* **WORK TO BE COMPLETED**
Everything from the first line to the line containing "y_ticks = [0, 1, 2, 3, 4, 5]" is to be repeated exactly; nothing past it.

* **STORED DATA**
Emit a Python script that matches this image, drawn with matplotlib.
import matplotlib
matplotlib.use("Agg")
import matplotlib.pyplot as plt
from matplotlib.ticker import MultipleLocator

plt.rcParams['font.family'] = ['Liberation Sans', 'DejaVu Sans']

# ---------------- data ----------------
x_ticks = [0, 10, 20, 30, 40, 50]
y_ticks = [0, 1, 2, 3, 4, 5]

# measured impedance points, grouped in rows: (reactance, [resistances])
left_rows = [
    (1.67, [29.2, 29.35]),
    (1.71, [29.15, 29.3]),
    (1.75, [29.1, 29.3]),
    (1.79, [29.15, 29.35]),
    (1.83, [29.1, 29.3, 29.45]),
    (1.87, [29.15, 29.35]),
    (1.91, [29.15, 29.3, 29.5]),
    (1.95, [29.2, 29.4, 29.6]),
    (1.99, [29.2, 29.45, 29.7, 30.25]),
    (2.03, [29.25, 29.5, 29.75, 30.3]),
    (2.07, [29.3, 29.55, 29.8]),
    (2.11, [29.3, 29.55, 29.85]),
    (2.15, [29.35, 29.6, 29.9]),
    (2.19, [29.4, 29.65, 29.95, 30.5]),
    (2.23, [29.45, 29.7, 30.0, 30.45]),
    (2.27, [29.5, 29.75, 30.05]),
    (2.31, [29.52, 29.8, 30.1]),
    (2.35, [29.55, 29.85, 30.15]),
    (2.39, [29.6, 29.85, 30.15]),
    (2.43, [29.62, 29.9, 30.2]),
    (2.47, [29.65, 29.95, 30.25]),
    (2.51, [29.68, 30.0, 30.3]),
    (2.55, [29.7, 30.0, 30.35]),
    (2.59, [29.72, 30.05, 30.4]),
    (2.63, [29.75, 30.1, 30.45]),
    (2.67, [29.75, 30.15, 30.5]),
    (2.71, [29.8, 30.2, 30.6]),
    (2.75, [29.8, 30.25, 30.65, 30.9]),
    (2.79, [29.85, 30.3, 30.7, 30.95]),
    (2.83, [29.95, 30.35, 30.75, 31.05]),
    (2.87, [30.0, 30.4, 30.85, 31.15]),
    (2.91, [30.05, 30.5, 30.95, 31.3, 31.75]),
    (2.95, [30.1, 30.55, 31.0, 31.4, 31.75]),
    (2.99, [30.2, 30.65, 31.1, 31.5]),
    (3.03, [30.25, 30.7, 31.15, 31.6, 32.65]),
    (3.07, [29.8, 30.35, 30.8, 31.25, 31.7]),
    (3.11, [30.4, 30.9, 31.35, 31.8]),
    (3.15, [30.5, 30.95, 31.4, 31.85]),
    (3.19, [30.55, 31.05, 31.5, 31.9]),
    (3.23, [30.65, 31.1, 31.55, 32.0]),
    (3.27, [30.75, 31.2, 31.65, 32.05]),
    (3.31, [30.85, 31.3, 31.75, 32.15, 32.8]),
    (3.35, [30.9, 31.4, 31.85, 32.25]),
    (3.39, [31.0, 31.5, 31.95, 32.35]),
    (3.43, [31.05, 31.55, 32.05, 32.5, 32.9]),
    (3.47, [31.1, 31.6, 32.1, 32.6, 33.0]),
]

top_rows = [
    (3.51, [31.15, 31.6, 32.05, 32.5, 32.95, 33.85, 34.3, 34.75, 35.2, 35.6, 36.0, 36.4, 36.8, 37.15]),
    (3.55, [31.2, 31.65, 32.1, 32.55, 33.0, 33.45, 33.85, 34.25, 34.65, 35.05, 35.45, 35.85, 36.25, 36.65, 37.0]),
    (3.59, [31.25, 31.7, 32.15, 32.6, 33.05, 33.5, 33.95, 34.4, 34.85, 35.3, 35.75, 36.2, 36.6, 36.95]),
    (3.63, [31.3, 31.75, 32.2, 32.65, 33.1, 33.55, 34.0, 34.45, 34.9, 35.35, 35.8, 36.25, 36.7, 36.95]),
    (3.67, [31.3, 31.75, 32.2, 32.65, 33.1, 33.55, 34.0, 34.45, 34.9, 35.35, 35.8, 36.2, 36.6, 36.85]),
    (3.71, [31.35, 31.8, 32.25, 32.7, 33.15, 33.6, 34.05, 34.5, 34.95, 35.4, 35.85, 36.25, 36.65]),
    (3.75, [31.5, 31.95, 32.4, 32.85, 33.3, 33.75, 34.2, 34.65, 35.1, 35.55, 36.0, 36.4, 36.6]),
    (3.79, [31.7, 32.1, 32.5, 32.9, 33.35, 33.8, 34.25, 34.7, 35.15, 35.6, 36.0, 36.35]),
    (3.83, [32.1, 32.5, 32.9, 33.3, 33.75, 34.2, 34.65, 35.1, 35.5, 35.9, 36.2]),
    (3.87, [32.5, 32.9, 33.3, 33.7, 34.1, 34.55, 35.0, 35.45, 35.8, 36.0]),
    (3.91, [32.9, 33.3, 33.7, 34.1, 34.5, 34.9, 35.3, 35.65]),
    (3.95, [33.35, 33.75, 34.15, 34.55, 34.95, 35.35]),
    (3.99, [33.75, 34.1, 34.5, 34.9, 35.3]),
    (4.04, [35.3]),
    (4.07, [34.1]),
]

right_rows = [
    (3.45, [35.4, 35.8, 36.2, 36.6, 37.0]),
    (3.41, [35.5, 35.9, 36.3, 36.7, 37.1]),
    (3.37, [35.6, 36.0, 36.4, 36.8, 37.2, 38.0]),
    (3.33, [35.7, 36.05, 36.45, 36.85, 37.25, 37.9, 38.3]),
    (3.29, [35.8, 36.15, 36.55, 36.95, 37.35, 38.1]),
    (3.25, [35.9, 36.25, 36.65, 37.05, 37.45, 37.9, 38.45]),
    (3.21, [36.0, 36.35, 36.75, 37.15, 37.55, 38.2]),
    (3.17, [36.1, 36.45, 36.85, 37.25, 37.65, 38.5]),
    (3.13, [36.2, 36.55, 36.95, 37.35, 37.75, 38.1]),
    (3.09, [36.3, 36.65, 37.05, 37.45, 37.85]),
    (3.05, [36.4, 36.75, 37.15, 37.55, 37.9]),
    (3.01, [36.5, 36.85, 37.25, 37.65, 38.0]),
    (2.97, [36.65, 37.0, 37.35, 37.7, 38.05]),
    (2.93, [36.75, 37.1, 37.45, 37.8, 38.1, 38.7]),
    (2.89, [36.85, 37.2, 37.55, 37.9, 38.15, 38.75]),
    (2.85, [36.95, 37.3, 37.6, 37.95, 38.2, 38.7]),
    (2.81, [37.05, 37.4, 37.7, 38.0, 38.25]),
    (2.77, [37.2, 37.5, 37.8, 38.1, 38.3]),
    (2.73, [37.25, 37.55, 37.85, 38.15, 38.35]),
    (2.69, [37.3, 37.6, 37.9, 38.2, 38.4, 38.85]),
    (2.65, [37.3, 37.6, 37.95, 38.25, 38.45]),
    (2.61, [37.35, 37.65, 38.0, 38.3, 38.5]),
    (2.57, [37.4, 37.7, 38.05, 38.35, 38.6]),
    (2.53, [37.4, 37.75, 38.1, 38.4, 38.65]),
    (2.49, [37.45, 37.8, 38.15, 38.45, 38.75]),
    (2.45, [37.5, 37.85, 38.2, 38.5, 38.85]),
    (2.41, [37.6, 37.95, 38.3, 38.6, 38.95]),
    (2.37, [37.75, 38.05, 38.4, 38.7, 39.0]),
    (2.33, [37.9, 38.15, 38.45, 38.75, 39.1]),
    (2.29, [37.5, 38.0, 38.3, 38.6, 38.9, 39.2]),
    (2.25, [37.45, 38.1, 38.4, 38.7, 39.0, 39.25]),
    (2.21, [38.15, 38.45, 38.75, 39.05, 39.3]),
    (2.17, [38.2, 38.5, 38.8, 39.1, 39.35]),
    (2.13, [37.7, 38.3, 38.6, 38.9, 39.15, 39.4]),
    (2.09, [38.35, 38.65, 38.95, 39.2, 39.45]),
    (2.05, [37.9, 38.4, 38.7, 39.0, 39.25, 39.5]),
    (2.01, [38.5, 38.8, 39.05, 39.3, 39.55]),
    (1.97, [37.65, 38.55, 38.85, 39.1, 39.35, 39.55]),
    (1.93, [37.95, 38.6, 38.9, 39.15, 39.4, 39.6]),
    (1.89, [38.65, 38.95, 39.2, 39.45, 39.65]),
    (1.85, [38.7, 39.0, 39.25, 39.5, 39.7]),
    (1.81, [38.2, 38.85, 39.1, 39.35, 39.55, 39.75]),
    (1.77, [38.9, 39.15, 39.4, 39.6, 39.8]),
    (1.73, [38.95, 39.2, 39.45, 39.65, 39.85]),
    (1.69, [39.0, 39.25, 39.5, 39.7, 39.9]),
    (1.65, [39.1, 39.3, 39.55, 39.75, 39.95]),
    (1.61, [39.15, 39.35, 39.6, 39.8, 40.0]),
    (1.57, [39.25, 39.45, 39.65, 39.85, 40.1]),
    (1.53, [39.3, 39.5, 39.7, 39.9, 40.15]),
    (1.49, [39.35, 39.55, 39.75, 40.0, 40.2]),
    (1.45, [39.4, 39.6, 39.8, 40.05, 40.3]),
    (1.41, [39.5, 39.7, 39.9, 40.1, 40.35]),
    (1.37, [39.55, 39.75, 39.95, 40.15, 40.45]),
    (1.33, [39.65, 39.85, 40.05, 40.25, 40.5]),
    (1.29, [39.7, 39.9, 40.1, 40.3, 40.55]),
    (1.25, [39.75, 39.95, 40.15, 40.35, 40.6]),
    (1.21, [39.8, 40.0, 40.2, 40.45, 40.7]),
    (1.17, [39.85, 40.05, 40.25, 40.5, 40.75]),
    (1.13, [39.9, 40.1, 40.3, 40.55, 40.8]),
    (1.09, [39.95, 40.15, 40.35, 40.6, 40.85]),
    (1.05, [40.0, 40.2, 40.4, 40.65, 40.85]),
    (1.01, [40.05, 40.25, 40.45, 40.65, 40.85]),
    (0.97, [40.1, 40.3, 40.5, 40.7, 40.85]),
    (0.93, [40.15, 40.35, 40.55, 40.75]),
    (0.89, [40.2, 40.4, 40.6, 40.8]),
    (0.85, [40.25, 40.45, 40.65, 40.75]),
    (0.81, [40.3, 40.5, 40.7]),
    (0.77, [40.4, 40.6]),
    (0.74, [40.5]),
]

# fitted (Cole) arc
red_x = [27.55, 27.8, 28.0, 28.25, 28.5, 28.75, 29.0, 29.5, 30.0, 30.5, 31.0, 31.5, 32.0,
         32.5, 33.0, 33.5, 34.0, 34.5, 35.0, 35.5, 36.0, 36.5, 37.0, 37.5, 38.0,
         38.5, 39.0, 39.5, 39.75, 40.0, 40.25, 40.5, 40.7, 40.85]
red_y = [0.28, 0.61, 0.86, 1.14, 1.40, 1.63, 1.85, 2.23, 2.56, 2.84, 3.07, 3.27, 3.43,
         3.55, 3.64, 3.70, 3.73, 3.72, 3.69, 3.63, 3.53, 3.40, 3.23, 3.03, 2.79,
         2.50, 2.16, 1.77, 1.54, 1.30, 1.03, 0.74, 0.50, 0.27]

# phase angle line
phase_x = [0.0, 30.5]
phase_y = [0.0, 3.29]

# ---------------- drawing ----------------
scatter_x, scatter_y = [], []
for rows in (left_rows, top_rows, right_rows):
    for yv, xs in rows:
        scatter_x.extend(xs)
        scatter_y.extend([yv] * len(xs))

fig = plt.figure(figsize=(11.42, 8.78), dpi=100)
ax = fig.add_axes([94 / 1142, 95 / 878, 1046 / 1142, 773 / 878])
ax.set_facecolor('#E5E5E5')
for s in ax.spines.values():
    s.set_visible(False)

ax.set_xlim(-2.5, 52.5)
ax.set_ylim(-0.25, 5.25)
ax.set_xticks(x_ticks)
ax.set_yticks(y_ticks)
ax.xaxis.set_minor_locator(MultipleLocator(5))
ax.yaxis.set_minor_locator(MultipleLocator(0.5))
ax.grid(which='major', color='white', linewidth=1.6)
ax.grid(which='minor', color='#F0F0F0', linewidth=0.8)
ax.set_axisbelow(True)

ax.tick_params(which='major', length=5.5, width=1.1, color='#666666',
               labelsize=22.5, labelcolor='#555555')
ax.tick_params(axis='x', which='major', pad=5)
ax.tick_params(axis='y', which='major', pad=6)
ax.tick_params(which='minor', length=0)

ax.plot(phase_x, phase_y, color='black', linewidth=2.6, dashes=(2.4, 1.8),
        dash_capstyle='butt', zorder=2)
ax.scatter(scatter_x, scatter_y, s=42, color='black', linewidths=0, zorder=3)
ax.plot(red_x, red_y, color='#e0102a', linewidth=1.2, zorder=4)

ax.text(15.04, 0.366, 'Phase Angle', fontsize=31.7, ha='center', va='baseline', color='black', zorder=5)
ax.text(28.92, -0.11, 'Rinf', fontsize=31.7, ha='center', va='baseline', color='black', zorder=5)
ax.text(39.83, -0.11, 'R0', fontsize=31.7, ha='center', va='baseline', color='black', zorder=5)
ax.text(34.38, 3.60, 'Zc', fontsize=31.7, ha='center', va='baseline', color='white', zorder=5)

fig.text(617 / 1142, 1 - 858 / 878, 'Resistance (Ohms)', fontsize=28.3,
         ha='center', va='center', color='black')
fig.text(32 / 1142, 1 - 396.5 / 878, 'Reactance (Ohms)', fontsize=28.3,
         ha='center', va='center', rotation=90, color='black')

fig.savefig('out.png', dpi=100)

* **RIGHT ANSWER**
Emit a Python script that matches this image, drawn with matplotlib.
import matplotlib
matplotlib.use("Agg")
import matplotlib.pyplot as plt
from matplotlib.ticker import MultipleLocator

plt.rcParams['font.family'] = ['Liberation Sans', 'DejaVu Sans']

# ---------------- data ----------------
x_ticks = [0, 10, 20, 30, 40, 50]
y_ticks = [0, 1, 2, 3, 4, 5]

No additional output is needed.